There was a commotion at the doorway. Henry Morgan had crept up to see what was so mysteriously transpiring in the hut, and as the two guards had no instructions concerning him and did not dare to interrupt their chief, Henry had listened, had caught the whole message.
While Bill leaped up and Tom caught his feet under him swiftly, Henry strode into the hut, kicking over the calabash, into which Toosa had been staring after he inhaled the smoke.
“Porto Bello!” he shouted. “Well, that’s where Henry Morgan will find him. As for you—” he swung on his white companions, “you can follow me if you dare—but if you do, I shoot!”
He snatched up Bill’s rifle, just before Tom anticipated his move.
“I take this,” he snapped, “’cause why? Toosa has mine. Now I go in canoe. I’ll tell your friends the yellow-jack got you. They can’t pass the deadlines to find out. We’ll take the cruiser and go on. When we find Mort Beecher I’ll let them come back and hunt you up if they want to. I’ll have what I want.”
“You swine!” cried Bill, halted by the rifle in the menacing hands. “That’s how you repay——”
“That’s how I repay that kid for what he did to my—stuff!” growled Henry. Toosa made an effort to stop him as he backed toward the door, but the smoke had really taken some of Toosa’s strength, or at least he was not swift enough in his move, for Henry sidestepped and sent a cruel kick at the dark face. Toosa fell back in time to avoid it, but Henry, thrusting the peering Indians to each side, backed out and turned as Bill tugged at a revolver.

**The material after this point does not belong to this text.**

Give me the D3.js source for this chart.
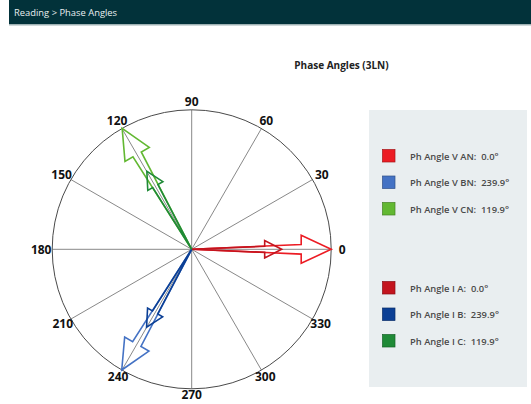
<!DOCTYPE html>
<html>
<head>
<meta charset="utf-8">
<script src="https://cdn.jsdelivr.net/npm/d3@7"></script>
<style>
  html, body { margin: 0; padding: 0; background: #fff; }
  svg { display: block; }
</style>
</head>
<body>
<svg id="chart" width="531" height="404"></svg>
<script>
// Phasor data: voltage (V) and current (I) phase angles in degrees
const voltageLabels = ["Ph Angle V AN:", "Ph Angle V BN:", "Ph Angle V CN:"];
const voltageAngles = [0.0, 239.9, 119.9];
const voltageColors = ["#ec1c24", "#4472c4", "#62b832"];
const voltageLength = [1.0, 1.0, 1.0];      // normalised phasor length

const currentLabels = ["Ph Angle I A:", "Ph Angle I B:", "Ph Angle I C:"];
const currentAngles = [0.0, 239.9, 119.9];
const currentColors = ["#c3141e", "#0b3f95", "#1f8a37"];
const currentLength = [0.645, 0.645, 0.645];

const gridAngles = [0, 30, 60, 90, 120, 150, 180, 210, 240, 270, 300, 330];

const svg = d3.select("#chart");
const font = "'Open Sans', 'Liberation Sans', sans-serif";

// Page header
svg.append("rect").attr("x", 9).attr("y", 0).attr("width", 522).attr("height", 24).attr("fill", "#02323a");
svg.append("rect").attr("x", 9).attr("y", 24).attr("width", 522).attr("height", 1.5).attr("fill", "#9fb2b4");
svg.append("text").attr("x", 14).attr("y", 16)
  .attr("fill", "#e8eef0").attr("font-family", font)
  .attr("font-size", 9.4).text("Reading > Phase Angles");

// Title
svg.append("text").attr("x", 341.5).attr("y", 68.5)
  .attr("text-anchor", "middle").attr("font-family", font)
  .attr("font-weight", "bold").attr("font-size", 10).attr("fill", "#222")
  .text("Phase Angles (3LN)");

// Polar plot
const cx = 191.7, cy = 249.3, R = 139.5;
const rScale = d3.scaleLinear().domain([0, 1]).range([0, R]);
const toRad = d => d * Math.PI / 180;
const px = (a, r) => cx + r * Math.cos(toRad(a));
const py = (a, r) => cy - r * Math.sin(toRad(a));

const plot = svg.append("g");

plot.selectAll("line.grid").data(gridAngles).join("line")
  .attr("class", "grid")
  .attr("x1", cx).attr("y1", cy)
  .attr("x2", d => px(d, rScale(1))).attr("y2", d => py(d, rScale(1)))
  .attr("stroke", "#7a7a7a").attr("stroke-width", 0.9);

plot.append("circle").attr("cx", cx).attr("cy", cy).attr("r", rScale(1))
  .attr("fill", "none").attr("stroke", "#4a4a4a").attr("stroke-width", 1);

// Angle labels sit just outside the rim; side labels need a little more room
const labelR = a => rScale(1) + 8.5 + 2.5 * Math.abs(Math.cos(toRad(a))) - 2.5 * Math.max(0, -Math.sin(toRad(a)));
plot.selectAll("text.ang").data(gridAngles).join("text")
  .attr("class", "ang")
  .attr("x", d => px(d, labelR(d)))
  .attr("y", d => py(d, labelR(d)))
  .attr("text-anchor", "middle").attr("dominant-baseline", "central")
  .attr("font-family", font)
  .attr("font-weight", "bold").attr("font-size", 12).attr("fill", "#111")
  .text(d => d);

// Block-arrow outline pointing along +x, tapering to a point at the origin
function arrowPath(len, head, headHalf, shaftHalf) {
  const b = len - head;
  return d3.line()([[0, 0], [b, -shaftHalf], [b, -headHalf], [len, 0], [b, headHalf], [b, shaftHalf], [0, 0]]) + "Z";
}

function drawPhasors(angles, lengths, colors, head, headHalf, shaftHalf) {
  plot.append("g").selectAll("path").data(angles).join("path")
    .attr("d", (d, i) => arrowPath(rScale(lengths[i]), head, headHalf, shaftHalf))
    .attr("transform", d => `translate(${cx},${cy}) rotate(${-d})`)
    .attr("fill", "none")
    .attr("stroke", (d, i) => colors[i])
    .attr("stroke-width", 1.6)
    .attr("stroke-linejoin", "miter");
}

drawPhasors(voltageAngles, voltageLength, voltageColors, 30, 14, 4.8);
drawPhasors(currentAngles, currentLength, currentColors, 17, 8.7, 3);

// Legend
const lg = svg.append("g");
lg.append("rect").attr("x", 369).attr("y", 110).attr("width", 158).attr("height", 277).attr("fill", "#e9eef0");

const legendRows = [
  ...voltageLabels.map((l, i) => ({ label: l, value: voltageAngles[i], color: voltageColors[i], y: 156 + i * 26.5 })),
  ...currentLabels.map((l, i) => ({ label: l, value: currentAngles[i], color: currentColors[i], y: 288 + i * 26.5 }))
];

const rows = lg.selectAll("g.row").data(legendRows).join("g").attr("class", "row");
rows.append("rect")
  .attr("x", 382.5).attr("y", d => d.y - 6.5).attr("width", 12.5).attr("height", 12.5)
  .attr("fill", d => d.color).attr("stroke", d => d3.color(d.color).darker(1)).attr("stroke-width", 0.7);
rows.append("text")
  .attr("x", 410).attr("y", d => d.y).attr("dominant-baseline", "central")
  .attr("font-family", font)
  .attr("font-size", 9.4).attr("font-weight", 600).attr("fill", "#4a4a4a")
  .attr("xml:space", "preserve")
  .text(d => `${d.label}  ${d.value.toFixed(1)}°`);
</script>
</body>
</html>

Still striving to loosen the weapon, which his excitement made more of a task than it should have been, he raced to the door, Tom at his heels. They saw Henry Morgan running, rifle under his arm, for the sandy beach, where a rushing torrent worried at the sand and bore it away in great, swirling streaks.
“He’s after a canoe,” said Tom.
Bill raised a pistol. Toosa, with a quick grip, thrust back Bill’s arm, shaking his head violently and choking.
Running a light canoe out partly into the turbulent stream, Henry reached into the beached canoe of the trader, holding their menacing approach back by a threat with the rifle, and threw some of the trader’s goods into the small canoe.
“Give me the pistol if you’re afraid to fire!” cried Buckley, the trader; but again Toosa held his arm.
They watched the canoe skip away from the bank and whirl, end for end, in an eddy. Then Henry got his paddle to working and with a derisive shout, swung his blade and straightened away, flying down the stream.
“Why wouldn’t you let us stop him?” Tom cried, angry at Toosa. He saw their companions being urged to desert by a false story, saw themselves stranded in the Indian country.
“Toosa says, ‘Rapids get him,’” Buckley translated, for Toosa now spoke curtly in his own dialect, making swift gestures. “Toosa says if the rapids don’t drag him under, as is likely, the deadline will stop him. He’ll never get through. As for you fellows—if you can put up with privations and hard climbing, I can arrange with some of my Indians to escort you over the mountains—to the capital, and from there you can easily get down to the coast and your cruiser and your friends.”